Tuesday, November 06, 2001

Dope

Two posts tonight! Limited Inc.'s limited readership should appreciate this, although maybe they will groan over the verbiage. Sorry.

Ahem, vee vill begin our lecture mit ein simple fifisection of a wabbit...
Oops, sorry about that, ladies and germs -- wrong set of notes!
In the November 5th New Yorker there is a column by the astute but limited James Surowiecki, who makes the standard case against breaking the Bayer patent on Cipro. The case goes like this: to come up with an antibiotic takes years of R & D, and R & D costs beaucoup millions; so if in the end, the anti-biotic isn't a moneymaker, then R & D into other anti-biotics will be inhibited. Thus it is socially advantageous not to bust Bayer's balls, so to speak.

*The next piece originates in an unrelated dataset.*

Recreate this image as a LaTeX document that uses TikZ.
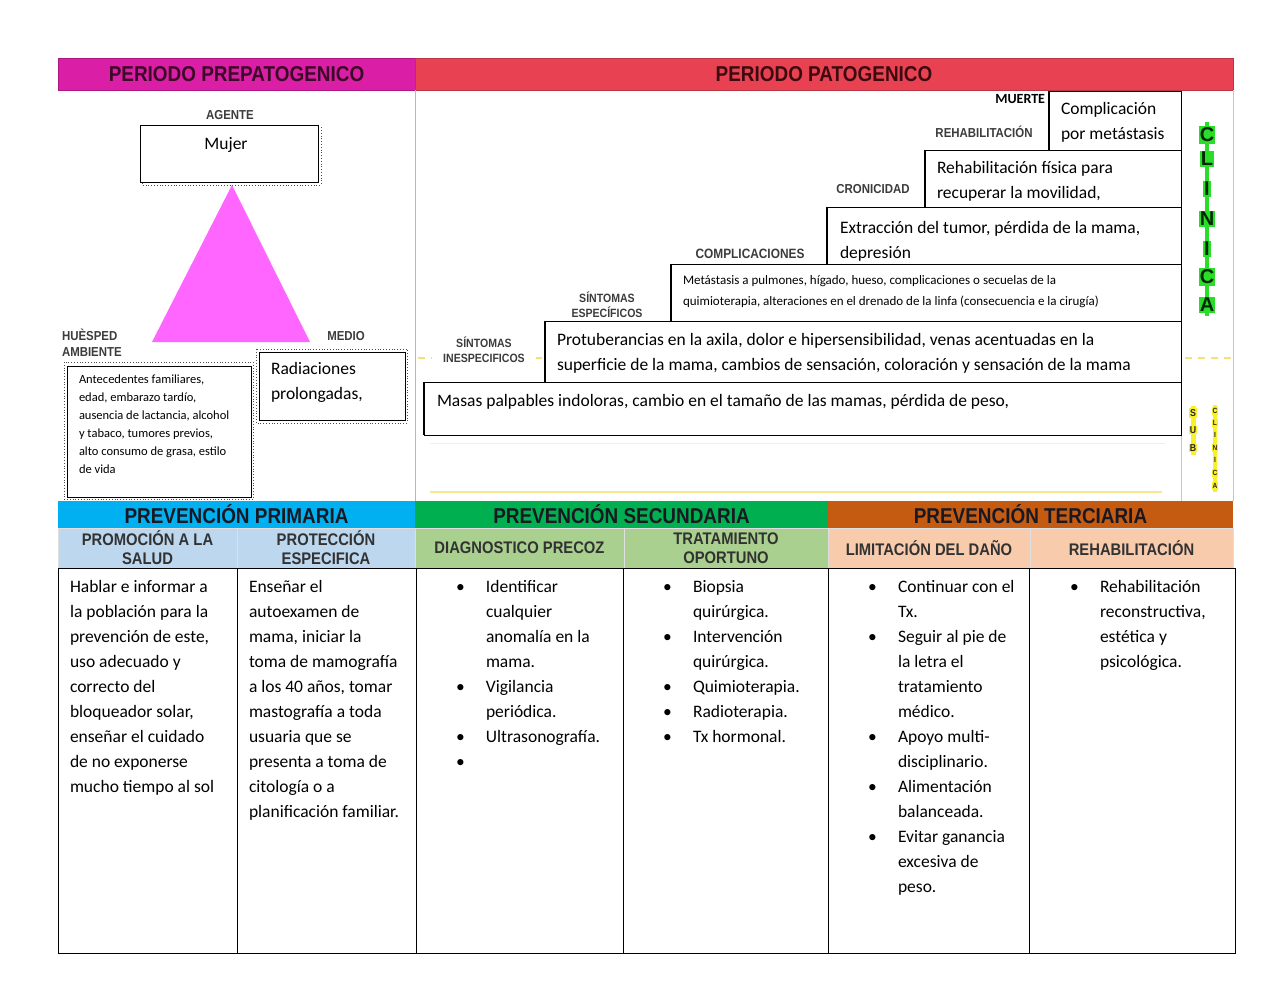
\documentclass[tikz,border=0pt]{standalone}
\usepackage{fontspec}
\setmainfont{Carlito}
\newfontfamily\hdr[FakeStretch=0.88]{Liberation Sans}
\newfontfamily\hdrw{Liberation Sans}
\definecolor{magH}{RGB}{218,30,165}
\definecolor{redH}{RGB}{232,66,82}
\definecolor{magT}{RGB}{60,8,40}
\definecolor{redT}{RGB}{60,10,15}
\definecolor{triP}{RGB}{255,102,255}
\definecolor{labG}{RGB}{60,60,60}
\definecolor{blueP}{RGB}{0,176,240}
\definecolor{greenP}{RGB}{0,176,80}
\definecolor{orangeP}{RGB}{197,90,17}
\definecolor{blueL}{RGB}{189,215,238}
\definecolor{greenL}{RGB}{169,208,142}
\definecolor{orangeL}{RGB}{248,203,173}
\definecolor{clinG}{RGB}{40,222,40}
\definecolor{yelH}{RGB}{250,240,40}
\definecolor{yelL}{RGB}{245,225,120}
\definecolor{bandT}{RGB}{25,25,35}
\definecolor{subT}{RGB}{50,50,50}
\newcommand{\bul}{\makebox[30pt][l]{\textbullet}}
\newcommand{\ind}{\hspace*{30pt}}
\newcommand{\stb}{\rule{0pt}{14pt}}
\newcommand{\sts}{\rule{0pt}{10.5pt}}
\newcommand{\stt}{\rule{0pt}{10pt}}
\tikzset{
  every node/.style={inner sep=0pt, outer sep=0pt},
  band/.style={font=\hdr\bfseries\fontsize{21.5}{21.5}\selectfont, text=bandT},
  subband/.style={font=\hdr\bfseries\fontsize{16.8}{19}\selectfont, text=subT, align=center, draw=white!75!gray, line width=0.6pt},
  lbl/.style={font=\hdr\bfseries\fontsize{13}{15.5}\selectfont, text=labG, align=center},
  lbls/.style={font=\hdr\bfseries\fontsize{12}{15}\selectfont, text=labG, align=center},
  box/.style={draw=black, line width=1pt, fill=white, anchor=north west},
  shadowbox/.style={draw=black!70, dotted, line width=0.8pt},
  body/.style={font=\fontsize{17.5}{25}\selectfont, align=left, anchor=north west},
  small/.style={font=\fontsize{13}{21}\selectfont, align=left, anchor=north west},
  tiny/.style={font=\fontsize{12.5}{18}\selectfont, align=left, anchor=north west},
  cell/.style={draw=black, line width=1pt, anchor=north west, minimum height=385pt},
  bigl/.style={font=\hdrw\bfseries\fontsize{20}{20}\selectfont, fill=clinG, text=black!85!green, inner xsep=1pt, inner ysep=1.5pt},
  subl/.style={fill=yelH, text=black!85, inner sep=1pt},
  thickedge/.style={line width=2pt, black},
}
\begin{document}
\begin{tikzpicture}[x=1pt,y=-1pt]
\useasboundingbox (0,0) rectangle (1280,989);
\fill[white] (0,0) rectangle (1280,989);

% ---------- top header bands
\node[band, fill=magH, draw=magH!80!black, line width=0.6pt, minimum width=357pt, minimum height=32pt, text=magT] (pre) at (236.5,74) {PERIODO PREPATOGENICO};
\node[band, fill=redH, draw=redH!80!black, line width=0.6pt, minimum width=818pt, minimum height=32pt, text=redT] (pat) at (824,74) {PERIODO PATOGENICO};

% panel lines
\draw[gray!55, line width=1pt] (415,90) -- (415,501);
\draw[gray!45, line width=0.8pt] (1233,90) -- (1233,501);
\draw[gray!45, line width=0.8pt] (1181,91) -- (1181,501);

% ---------- prepatogenico
\node[lbl] (agente) at (230,115) {AGENTE};
\draw[shadowbox] (142,127) rectangle (321,185);
\node[box, minimum width=178pt, minimum height=57pt] (mujerB) at (140,125) {};
\node[font=\fontsize{17.5}{25}\selectfont, anchor=base] (mujer) at (226,149) {Mujer};
\fill[triP] (232,185) -- (310,342) -- (152,342) -- cycle;
\node[lbl, align=left, anchor=north west] (huesped) at (62,329) {HUÈSPED\\AMBIENTE};
\node[lbl] (medio) at (346,336) {MEDIO};
\draw[shadowbox] (64,362) rectangle (253,499);
\node[box, minimum width=184pt, minimum height=131pt] (antB) at (67,366) {};
\node[tiny] (ant) at (79,373) {\stt Antecedentes familiares,\\edad, embarazo tardío,\\ausencia de lactancia, alcohol\\y tabaco, tumores previos,\\alto consumo de grasa, estilo\\de vida};
\draw[shadowbox] (256,349) rectangle (407,423);
\node[box, minimum width=146pt, minimum height=68pt] (radB) at (259,352) {};
\node[body] (rad) at (271,360) {\stb Radiaciones\\prolongadas,};

% ---------- patogenico
\draw[yelL, dashed, dash pattern=on 7pt off 6pt, line width=1.5pt] (418,358) -- (1233,358);
\draw[yelL!45, line width=1pt] (430,443) -- (1165,443);
\draw[yelL!80, line width=1.5pt] (430,492) -- (1162,492);

\node[lbls, fill=white, minimum width=104pt, minimum height=36pt] (sinI) at (484,350) {SÍNTOMAS\\INESPECIFICOS};
\node[lbls] (sinE) at (607,305) {SÍNTOMAS\\ESPECÍFICOS};
\node[lbl, font=\hdr\bfseries\fontsize{13.5}{15}\selectfont] (compl) at (750,254) {COMPLICACIONES};
\node[lbl] (cron) at (873,189) {CRONICIDAD};
\node[lbl] (rehab) at (984,132) {REHABILITACIÓN};
\node[font=\bfseries\fontsize{14}{14}\selectfont, anchor=base east] (muerte) at (1045,103) {MUERTE};

\node[box, minimum width=132pt, minimum height=59pt] (compB) at (1049,91) {};
\node[box, minimum width=256pt, minimum height=57pt] (rehaB) at (925,150) {};
\node[box, minimum width=354pt, minimum height=57pt] (extrB) at (827,207) {};
\node[box, minimum width=510pt, minimum height=57pt] (metaB) at (671,264) {};
\node[box, minimum width=636pt, minimum height=61pt] (protB) at (545,321) {};
\node[box, minimum width=757pt, minimum height=53pt] (masB) at (424,382) {};
\foreach \b in {compB,rehaB,extrB,metaB,protB,masB}{
  \draw[thickedge] (\b.north west) -- (\b.south west);
}
\node[body] (comp) at (1061,100) {\stb Complicación\\por metástasis};
\node[body] (reha) at (937,159) {\stb Rehabilitación física para\\recuperar la movilidad,};
\node[body] (extr) at (840,219) {\stb Extracción del tumor, pérdida de la mama,\\depresión};
\node[small] (meta) at (683,273.5) {\sts Metástasis a pulmones, hígado, hueso, complicaciones o secuelas de la\\quimioterapia, alteraciones en el drenado de la linfa (consecuencia e la cirugía)};
\node[body] (prot) at (557,331) {\stb Protuberancias en la axila, dolor e hipersensibilidad, venas acentuadas en la\\superficie de la mama, cambios de sensación, coloración y sensación de la mama};
\node[body] (mas) at (437,392) {\stb Masas palpables indoloras, cambio en el tamaño de las mamas, pérdida de peso,};

% CLINICA column
\draw[clinG, line width=4pt] (1207,122) -- (1207,316);
\foreach \l/\y [count=\i] in {C/135,L/159,I/189,N/219,I/249,C/277,A/305}{
  \node[bigl] (cl\i) at (1207,\y) {\l};
}
\draw[yelH, line width=5pt] (1193,406) -- (1193,455);
\foreach \l/\y [count=\i] in {S/413,U/430,B/448}{
  \node[subl, font=\hdr\bfseries\fontsize{10}{10}\selectfont] (sb\i) at (1193,\y) {\l};
}
\draw[yelH, line width=4.5pt] (1215,405) -- (1215,492);
\foreach \l/\y [count=\i] in {C/411,L/423,I/435,N/448,I/460,C/473,A/486}{
  \node[subl, font=\hdr\bfseries\fontsize{7.5}{8}\selectfont] (sc\i) at (1215,\y) {\l};
}

% ---------- prevention bands
\node[band, fill=blueP, minimum width=357pt, minimum height=27pt] (pp) at (236.5,514.5) {PREVENCIÓN PRIMARIA};
\node[band, fill=greenP, minimum width=413pt, minimum height=27pt] (ps) at (621.5,514.5) {PREVENCIÓN SECUNDARIA};
\node[band, fill=orangeP, minimum width=405pt, minimum height=27pt] (pt) at (1030.5,514.5) {PREVENCIÓN TERCIARIA};

\node[subband, fill=blueL, minimum width=179pt, minimum height=40pt] (s1) at (147.5,548) {PROMOCIÓN A LA\\SALUD};
\node[subband, fill=blueL, minimum width=178pt, minimum height=40pt] (s2) at (326,548) {PROTECCIÓN\\ESPECIFICA};
\node[subband, fill=greenL, minimum width=209pt, minimum height=40pt] (s3) at (519.5,548) {DIAGNOSTICO PRECOZ};
\node[subband, fill=greenL, minimum width=204pt, minimum height=40pt] (s4) at (726,548) {TRATAMIENTO\\OPORTUNO};
\node[subband, fill=orangeL, minimum width=202pt, minimum height=40pt] (s5) at (929,548) {LIMITACIÓN DEL DAÑO};
\node[subband, fill=orangeL, minimum width=203pt, minimum height=40pt] (s6) at (1131.5,548) {REHABILITACIÓN};

% ---------- table
\node[cell, minimum width=179pt] (c1) at (58,568) {};
\node[cell, minimum width=179pt] (c2) at (237,568) {};
\node[cell, minimum width=207pt] (c3) at (416,568) {};
\node[cell, minimum width=205pt] (c4) at (623,568) {};
\node[cell, minimum width=201pt] (c5) at (828,568) {};
\node[cell, minimum width=206pt] (c6) at (1029,568) {};

\node[body] (t1) at (70,578) {\stb Hablar e informar a\\la población para la\\prevención de este,\\uso adecuado y\\correcto del\\bloqueador solar,\\enseñar el cuidado\\de no exponerse\\mucho tiempo al sol};
\node[body] (t2) at (249,578) {\stb Enseñar el\\autoexamen de\\mama, iniciar la\\toma de mamografía\\a los 40 años, tomar\\mastografía a toda\\usuaria que se\\presenta a toma de\\citología o a\\planificación familiar.};
\node[body] (t3) at (456,578) {\stb\bul Identificar\\\ind cualquier\\\ind anomalía en la\\\ind mama.\\\bul Vigilancia\\\ind periódica.\\\bul Ultrasonografía.\\\bul};
\node[body] (t4) at (663,578) {\stb\bul Biopsia\\\ind quirúrgica.\\\bul Intervención\\\ind quirúrgica.\\\bul Quimioterapia.\\\bul Radioterapia.\\\bul Tx hormonal.};
\node[body] (t5) at (868,578) {\stb\bul Continuar con el\\\ind Tx.\\\bul Seguir al pie de\\\ind la letra el\\\ind tratamiento\\\ind médico.\\\bul Apoyo multi-\\\ind disciplinario.\\\bul Alimentación\\\ind balanceada.\\\bul Evitar ganancia\\\ind excesiva de\\\ind peso.};
\node[body] (t6) at (1070,578) {\stb\bul Rehabilitación\\\ind reconstructiva,\\\ind estética y\\\ind psicológica.};
\end{tikzpicture}
\end{document}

Unfortunately, as Surowiecki sleepwalks through his econ 101 lecture, he adds a number of facts that contradict his larger point, and support the idea that monopoly actually has an inhibiting effect on medically important R & D. He averts to the slowdown in antibiotic research after 1967, a generally agreed upon high point in the war against infectious diseases. That slowdown, he contends, was market driven:
"Besides, given the choice between making an anti-biotic that a person might take for two weeks once in a lifetime or developing an anti-depressant that a person would take every day for the rest of his life, drug companies naturally opted for the latter." If S. could be shaken out of his dogmatic slumbers for a bit and made to read back his own sentence, he might notice that monopoly, here, does the opposite of what he claims it does. It levels the field so that it makes it more profitable to de-emphasize exploring anti-biotic pharmaceuticals as compared to the more lucrative anti-depressives. In other words, bad research drives out good. And the penalty for that is minimal, given that anti-biotics are being held in a sixteen year bondage according to federal law, and the patent time frame is easily extendable. S. even is hip to the result of this: "that's why in the past twenty-five years they {big Pharma] have developed just one new class of anti-biotic." Well, let's look at correlations. We have an increasingly sophisticated sphere of intellectual property laws, and we have an increasingly debauched drug research system, more interested in those nifty sex-drive-n'-hair enhancers than in coming up with cures for multiple drug resistant tb. Now if the state were sensitive to this, it would not hand out monopoly power like candy. If there was a smaller time frame, the sex-drive-n-hair enhancers would have to be marketed more efficiently, as generic drug companies can come up with amazing copies quickly. In this atmosphere, the profitability of anti-biotic drugs as compared to others would go up, since there is less likely to be a major profit in copying them, and there is more reason to emphasize them for their developers. They would be mid-list drugs, steady sellers. Moreover, breaking up the monopoly power of big Pharma would recognize the R & D real world - which is networked through a university system largely subsidized by the good old Gov. Perhaps smaller companies can't compete with giant companies that dragoon, or tempt, researchers into more frivolous but lucrative research. But if there were more starters, there might just be more incentive to do that major research. In other words, more competition, lower entry costs, is what we should be aiming at.

Of course, Surowiecki's idea that tech comes when you lay out money as automatically as an old pooch trots to the dogfood bowl when you put out the Gainesburgers is pretty naive. It shows zero feeling for the history of the golden age of medicine, which was driven, pre-1967, much more by an ethos of public healthcare than by the numbers pharmaceutical giants are used to now. And another hint: the fons et origo of that era is clearly the biggest of all state endeavors of the 20th century -- as with most of our technology, the modern medical era can be tracked back to WWII. War is the mother of invention.